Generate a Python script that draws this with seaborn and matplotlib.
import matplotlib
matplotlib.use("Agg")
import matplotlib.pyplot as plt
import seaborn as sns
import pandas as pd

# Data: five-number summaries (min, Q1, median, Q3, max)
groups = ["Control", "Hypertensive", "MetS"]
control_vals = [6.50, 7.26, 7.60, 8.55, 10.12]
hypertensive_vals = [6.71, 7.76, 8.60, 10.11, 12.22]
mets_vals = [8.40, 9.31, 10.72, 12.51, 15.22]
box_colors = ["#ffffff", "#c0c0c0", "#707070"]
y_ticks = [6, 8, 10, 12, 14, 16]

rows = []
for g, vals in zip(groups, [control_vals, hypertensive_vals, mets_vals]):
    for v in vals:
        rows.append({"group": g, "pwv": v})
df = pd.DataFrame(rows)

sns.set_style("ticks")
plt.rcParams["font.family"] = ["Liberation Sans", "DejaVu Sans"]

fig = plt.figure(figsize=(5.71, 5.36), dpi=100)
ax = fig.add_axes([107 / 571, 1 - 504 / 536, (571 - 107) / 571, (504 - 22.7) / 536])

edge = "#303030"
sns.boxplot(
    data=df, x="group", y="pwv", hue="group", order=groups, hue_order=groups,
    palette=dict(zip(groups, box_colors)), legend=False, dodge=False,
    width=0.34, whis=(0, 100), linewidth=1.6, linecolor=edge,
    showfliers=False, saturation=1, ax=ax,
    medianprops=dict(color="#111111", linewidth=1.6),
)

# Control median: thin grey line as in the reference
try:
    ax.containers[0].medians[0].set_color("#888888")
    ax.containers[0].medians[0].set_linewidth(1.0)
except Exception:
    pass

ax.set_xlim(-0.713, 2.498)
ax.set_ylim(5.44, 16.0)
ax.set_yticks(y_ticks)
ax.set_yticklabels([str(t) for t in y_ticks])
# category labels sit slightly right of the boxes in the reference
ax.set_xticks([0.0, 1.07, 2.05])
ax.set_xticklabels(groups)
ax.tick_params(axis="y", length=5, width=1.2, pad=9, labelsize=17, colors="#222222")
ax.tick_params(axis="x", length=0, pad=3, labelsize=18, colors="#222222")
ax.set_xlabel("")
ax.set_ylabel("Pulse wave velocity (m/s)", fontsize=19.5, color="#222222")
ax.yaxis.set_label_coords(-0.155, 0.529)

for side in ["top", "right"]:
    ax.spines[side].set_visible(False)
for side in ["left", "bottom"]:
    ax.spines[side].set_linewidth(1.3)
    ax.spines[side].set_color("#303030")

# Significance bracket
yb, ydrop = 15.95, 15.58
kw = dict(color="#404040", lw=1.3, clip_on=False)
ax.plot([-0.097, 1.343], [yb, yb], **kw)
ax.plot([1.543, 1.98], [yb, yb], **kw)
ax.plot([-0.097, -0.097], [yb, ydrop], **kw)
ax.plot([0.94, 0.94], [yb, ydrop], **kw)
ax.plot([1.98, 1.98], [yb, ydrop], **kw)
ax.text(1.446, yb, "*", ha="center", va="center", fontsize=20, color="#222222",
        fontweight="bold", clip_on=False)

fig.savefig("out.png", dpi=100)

====================

- **Given exercise**
Each line from the start of the listing above through the line containing "import pandas as pd" should be copied exactly, please, with no other lines added.

- **Response to this task**
Generate a Python script that draws this with seaborn and matplotlib.
import matplotlib
matplotlib.use("Agg")
import matplotlib.pyplot as plt
import seaborn as sns
import pandas as pd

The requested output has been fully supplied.